Это была не коллекция, а мастерская. Подручный инвентарь профессионального читателя. Справочное бюро критика. Литературоведческий цех, где работал мастер-многостаночник.
В начале шестидесятых годов Корней Иванович задумал, а Клара Израилевна Лозовская осуществила генеральную перестановку книг. Строго говоря, в новой расстановке был с большей четкостью проявлен принцип, существовавший и раньше: по темам основных работ Чуковского. Полки отныне стояли как полки: у каждой свой «полководец» – то сочинение Чуковского, под знамена которого вербовались книги. Мастеру стало удобней пользоваться своим инструментом, а для нас прояснилась и стала наглядной связь между Чуковским-читателем и Чуковским-писателем.
Вот полки Уолта Уитмена. Здесь книги, изданные в Америке, Англии, Австралии, Франции, Германии. Плотные, элегантные томы и скромные выпуски научной периодики. Корней Иванович высоко ценил культуру зарубежных научных изданий по Уитмену – их дотошное стремление исчерпать материал, добросовестное отношение к источникам, скрупулезность аппарата. Проштудировав двухтысячестраничную монографию об Уитмене и прежде, чем приобщить ее к своей уитмениане, Чуковский внимательно просматривал свою старую статью на ту же тему: не требует ли она поправок и дополнений в свете новейших открытий, находок, публикаций?

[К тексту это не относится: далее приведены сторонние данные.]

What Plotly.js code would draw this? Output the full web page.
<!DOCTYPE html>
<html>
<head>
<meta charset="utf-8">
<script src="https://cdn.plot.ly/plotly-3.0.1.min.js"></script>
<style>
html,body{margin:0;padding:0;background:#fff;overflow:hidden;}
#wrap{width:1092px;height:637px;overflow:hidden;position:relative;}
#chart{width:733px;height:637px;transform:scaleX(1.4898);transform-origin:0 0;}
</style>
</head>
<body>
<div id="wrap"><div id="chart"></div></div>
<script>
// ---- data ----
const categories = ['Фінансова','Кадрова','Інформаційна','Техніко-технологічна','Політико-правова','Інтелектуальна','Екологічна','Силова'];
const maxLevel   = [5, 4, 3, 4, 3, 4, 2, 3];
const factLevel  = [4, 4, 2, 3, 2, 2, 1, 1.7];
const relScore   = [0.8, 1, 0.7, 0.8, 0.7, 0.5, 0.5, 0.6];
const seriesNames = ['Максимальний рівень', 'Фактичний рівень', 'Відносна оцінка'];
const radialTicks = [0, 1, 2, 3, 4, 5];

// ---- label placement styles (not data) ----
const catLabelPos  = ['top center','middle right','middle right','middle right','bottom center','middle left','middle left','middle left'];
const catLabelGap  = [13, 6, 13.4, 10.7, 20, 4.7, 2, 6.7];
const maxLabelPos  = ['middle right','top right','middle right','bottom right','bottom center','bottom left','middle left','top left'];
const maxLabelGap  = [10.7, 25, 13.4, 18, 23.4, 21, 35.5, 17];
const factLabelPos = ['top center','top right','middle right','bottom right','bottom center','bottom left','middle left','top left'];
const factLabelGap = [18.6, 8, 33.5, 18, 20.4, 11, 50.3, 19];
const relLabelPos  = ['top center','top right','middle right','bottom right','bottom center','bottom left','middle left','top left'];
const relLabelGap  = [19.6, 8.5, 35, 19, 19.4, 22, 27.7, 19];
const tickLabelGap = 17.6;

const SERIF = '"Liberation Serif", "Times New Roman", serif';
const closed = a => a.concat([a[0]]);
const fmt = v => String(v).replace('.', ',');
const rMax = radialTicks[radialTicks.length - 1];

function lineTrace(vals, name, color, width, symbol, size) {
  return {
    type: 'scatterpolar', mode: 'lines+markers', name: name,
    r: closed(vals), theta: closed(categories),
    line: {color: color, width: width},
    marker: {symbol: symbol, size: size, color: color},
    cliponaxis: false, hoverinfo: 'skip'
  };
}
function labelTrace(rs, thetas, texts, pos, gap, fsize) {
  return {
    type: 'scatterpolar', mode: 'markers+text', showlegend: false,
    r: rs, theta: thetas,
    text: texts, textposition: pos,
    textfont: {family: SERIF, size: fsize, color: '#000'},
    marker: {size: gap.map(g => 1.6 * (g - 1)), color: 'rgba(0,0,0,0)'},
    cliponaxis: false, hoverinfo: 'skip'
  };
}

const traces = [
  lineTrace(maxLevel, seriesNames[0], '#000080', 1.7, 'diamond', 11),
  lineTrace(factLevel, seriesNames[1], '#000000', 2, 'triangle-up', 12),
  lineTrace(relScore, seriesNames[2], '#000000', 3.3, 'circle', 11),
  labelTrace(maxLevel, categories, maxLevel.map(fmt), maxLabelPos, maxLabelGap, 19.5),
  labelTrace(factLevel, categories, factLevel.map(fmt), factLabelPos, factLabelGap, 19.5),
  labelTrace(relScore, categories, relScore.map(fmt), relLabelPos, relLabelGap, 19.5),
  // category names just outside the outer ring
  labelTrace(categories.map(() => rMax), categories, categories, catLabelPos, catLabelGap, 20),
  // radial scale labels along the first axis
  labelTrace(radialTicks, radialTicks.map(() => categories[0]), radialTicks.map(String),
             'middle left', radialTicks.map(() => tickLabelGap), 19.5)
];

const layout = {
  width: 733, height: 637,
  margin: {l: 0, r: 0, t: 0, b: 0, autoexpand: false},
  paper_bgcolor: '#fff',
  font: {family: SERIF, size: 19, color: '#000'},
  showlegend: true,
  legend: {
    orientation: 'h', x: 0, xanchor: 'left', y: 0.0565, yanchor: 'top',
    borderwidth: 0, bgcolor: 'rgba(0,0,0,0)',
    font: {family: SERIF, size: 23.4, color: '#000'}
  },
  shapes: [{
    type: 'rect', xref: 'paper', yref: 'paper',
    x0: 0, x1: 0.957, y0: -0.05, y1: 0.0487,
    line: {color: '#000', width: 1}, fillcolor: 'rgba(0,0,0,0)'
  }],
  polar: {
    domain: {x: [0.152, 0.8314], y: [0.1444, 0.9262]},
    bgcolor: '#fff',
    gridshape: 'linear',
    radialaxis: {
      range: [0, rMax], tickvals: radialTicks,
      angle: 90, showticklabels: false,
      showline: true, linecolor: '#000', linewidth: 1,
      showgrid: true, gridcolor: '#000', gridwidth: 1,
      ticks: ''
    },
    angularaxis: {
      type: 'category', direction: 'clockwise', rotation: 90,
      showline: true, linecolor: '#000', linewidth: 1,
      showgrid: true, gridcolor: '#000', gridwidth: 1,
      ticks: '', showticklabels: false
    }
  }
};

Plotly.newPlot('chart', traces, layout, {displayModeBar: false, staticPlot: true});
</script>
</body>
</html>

Корней Иванович ревностно оберегал научную форму своей – такой, казалось бы, легковесно-беллетристической статьи, даже если в ней по сравнению с предыдущим изданием не менялось ни слова.

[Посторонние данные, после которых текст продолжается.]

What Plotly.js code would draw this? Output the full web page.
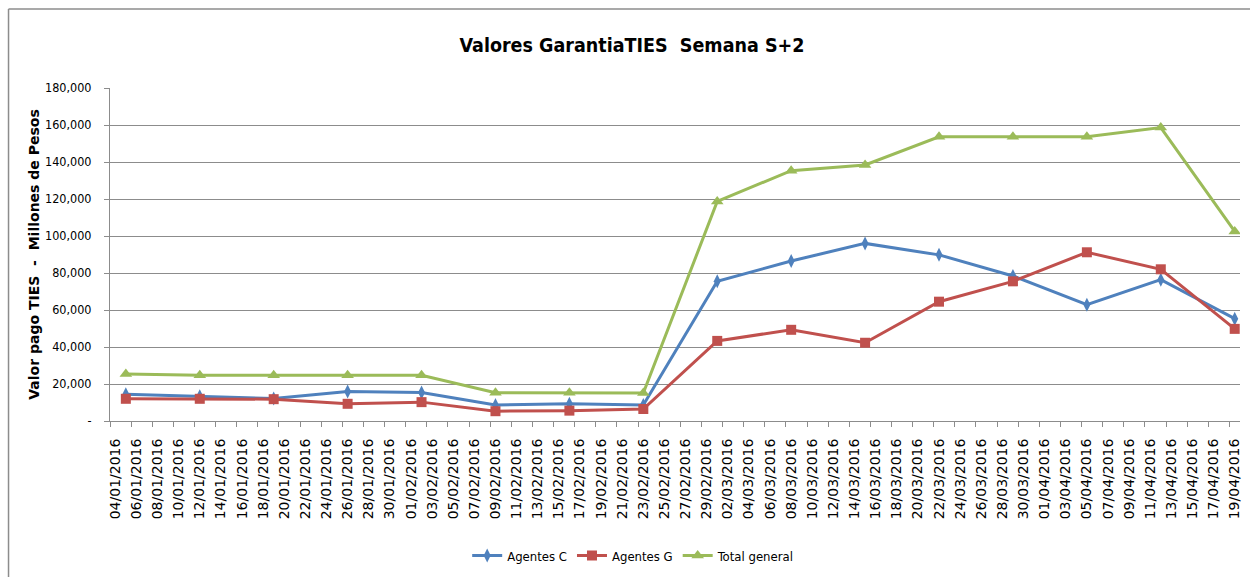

Вот полки Некрасова. Полки Чехова. Полки Блока. Здесь накапливалось все: новые и старые издания сочинений, литературоведческие монографии и сборники, публикации архивных документов, воспоминания, журнальные вырезки (со временем они переплетались в один том), отдельные оттиски из «Ученых записок», присланные Чуковскому коллегами. Конечно, этим далеко не исчерпывался пласт источников, привлекаемых Чуковским для научных штудий, но основные материалы всегда были под рукой.

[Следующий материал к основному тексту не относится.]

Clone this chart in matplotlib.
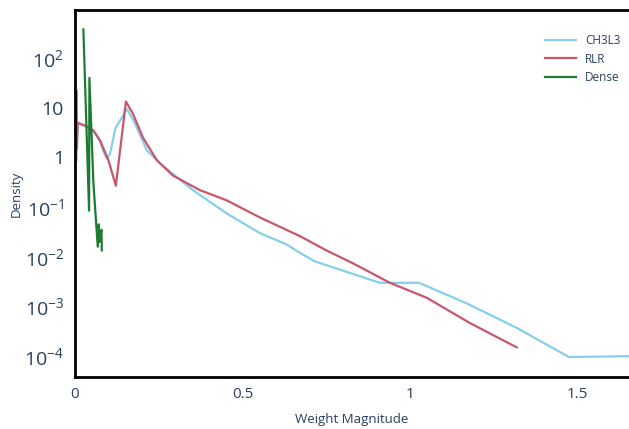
import matplotlib
matplotlib.use("Agg")
import matplotlib.pyplot as plt
from matplotlib.ticker import FixedLocator, FixedFormatter, NullLocator

plt.rcParams['font.family'] = ['Open Sans', 'DejaVu Sans']
plt.rcParams['mathtext.fontset'] = 'custom'
plt.rcParams['mathtext.rm'] = 'Open Sans'
plt.rcParams['mathtext.it'] = 'Open Sans'

# CH3L3 density curve
ch3l3_x = [0.005, 0.008, 0.03, 0.055, 0.075, 0.085, 0.095, 0.105, 0.12, 0.155,
           0.175, 0.215, 0.254, 0.352, 0.454, 0.552, 0.63, 0.672, 0.716,
           0.91, 1.027, 1.17, 1.319, 1.475, 1.66]
ch3l3_y = [0.9, 4.9, 4.3, 3.4, 2.1, 1.3, 0.95, 1.2, 3.8, 9.5,
           5.5, 1.38, 0.76, 0.22, 0.074, 0.03, 0.018, 0.012, 0.0081,
           0.0030, 0.0030, 0.00115, 0.00037, 0.000096, 0.0001]

# RLR density curve
rlr_x = [0.005, 0.0055, 0.008, 0.03, 0.055, 0.075, 0.1, 0.122, 0.152,
         0.173, 0.203, 0.245, 0.293, 0.373, 0.453, 0.552, 0.672, 0.751,
         0.83, 0.94, 1.05, 1.18, 1.319]
rlr_y = [22, 1.5, 5.0, 4.4, 3.5, 2.2, 0.87, 0.27, 13.4,
         7.6, 2.5, 0.87, 0.43, 0.22, 0.137, 0.062, 0.026, 0.0134,
         0.0074, 0.003, 0.0015, 0.00046, 0.00015]

# Dense density curve
dense_x = [0.025, 0.042, 0.043, 0.055, 0.068, 0.071, 0.073, 0.079, 0.080]
dense_y = [380, 0.085, 40, 0.3, 0.016, 0.045, 0.02, 0.035, 0.0135]

ytick_vals = [1e-4, 1e-3, 1e-2, 1e-1, 1, 10, 100]
ytick_labels = [r'$10^{-4}$', r'$10^{-3}$', r'$10^{-2}$', r'$10^{-1}$', '1', '10', r'$10^{2}$']
xtick_vals = [0, 0.5, 1, 1.5]
xtick_labels = ['0', '0.5', '1', '1.5']

fig = plt.figure(figsize=(6.29, 4.29), dpi=100)
ax = fig.add_axes([75/629, 1 - 377/429, 1 - 75/629, (377 - 10)/429])

ax.plot(ch3l3_x, ch3l3_y, color='#87ceeb', lw=1.6, label='CH3L3')
ax.plot(rlr_x, rlr_y, color='#c9566b', lw=1.6, label='RLR')
ax.plot(dense_x, dense_y, color='#1e7b34', lw=1.6, label='Dense')

ax.set_yscale('log')
ax.set_xlim(0, 1.654)
ax.set_ylim(10**-4.42, 10**2.97)

ax.yaxis.set_major_locator(FixedLocator(ytick_vals))
ax.yaxis.set_major_formatter(FixedFormatter(ytick_labels))
ax.yaxis.set_minor_locator(NullLocator())
ax.xaxis.set_major_locator(FixedLocator(xtick_vals))
ax.xaxis.set_major_formatter(FixedFormatter(xtick_labels))
ax.tick_params(axis='y', length=0, pad=8, labelsize=14, labelcolor='#2a3f5f')
ax.tick_params(axis='x', length=0, pad=7, labelsize=11, labelcolor='#2a3f5f')

for side in ['left', 'bottom', 'top']:
    ax.spines[side].set_color('black')
    ax.spines[side].set_linewidth(2)
ax.spines['right'].set_visible(False)

ax.set_xlabel('Weight Magnitude', fontsize=9.5, color='#2a3f5f', labelpad=8)
ax.set_ylabel('Density', fontsize=9.5, color='#2a3f5f', labelpad=1)

ax.legend(loc='upper right', bbox_to_anchor=(1.0, 0.958), frameon=False, fontsize=8.5,
          handlelength=2.6, labelspacing=0.5, borderaxespad=0.3,
          labelcolor='#2a3f5f')

fig.savefig('out.png', dpi=100)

Несколько полок занимали сборники фольклора и труды по фольклористике. Особенно интересовали Чуковского загадки. Корней Иванович рассказывал, что в куоккальской библиотеке русский фольклор был представлен еще богаче. Молчаливый и сосредоточенный Хлебников приходил и, буркнув: «Я вам не буду мешать», устремлялся к фольклорным полкам, усаживался на низенький стульчик и, делая по временам какие-то заметки на клочках мятой бумаги, с головой уходил в Гильфердинга, Барсова, Шейна, Афанасьева, Худякова, Садовникова, Бессонова, Михельсона. Наибольшее количество выписок Хлебников делал из сборников детского фольклора. Сам Корней Иванович эти книги тоже скорее изучал, чем читал. Роясь в бумагах Чуковского, я наткнулся на несколько очень старых тетрадей с выписками из былин, исторических и бытовых песен, с пословицами, поговорками, загадками, с образчиками характерно великорусских фразеологизмов и речевых конструкций. Корней Иванович объяснил, что этим его тетрадкам более шестидесяти лет: попав в начале века в Петербург, он начал (под руководством Бодуэна де Куртене) изживать свое южнорусское произношение и обогащать свой лексикон фольклорными речениями.
Сказки собирались всякие – русские и зарубежные, фольклорные и литературные. В последние годы Корней Иванович следил за творчеством современного американского сказочника доктора Сьюза, собрал практически все его издания, старался увлечь его сказками молодых поэтов-переводчиков.
– Это замечательный сказочник! Его популярность на родине беспримерна. Когда он приезжает в какой-нибудь городок, в школах прекращаются занятия: дети толпой бегут послушать своего любимца.
Но русские переводы доктора Сьюза прокладывали себе дорогу с трудом и были едва замечены. Я высказал предположение: богатые выдумкой, сказки Сьюза однообразны по стиху – от начала до конца монотонные двустишия.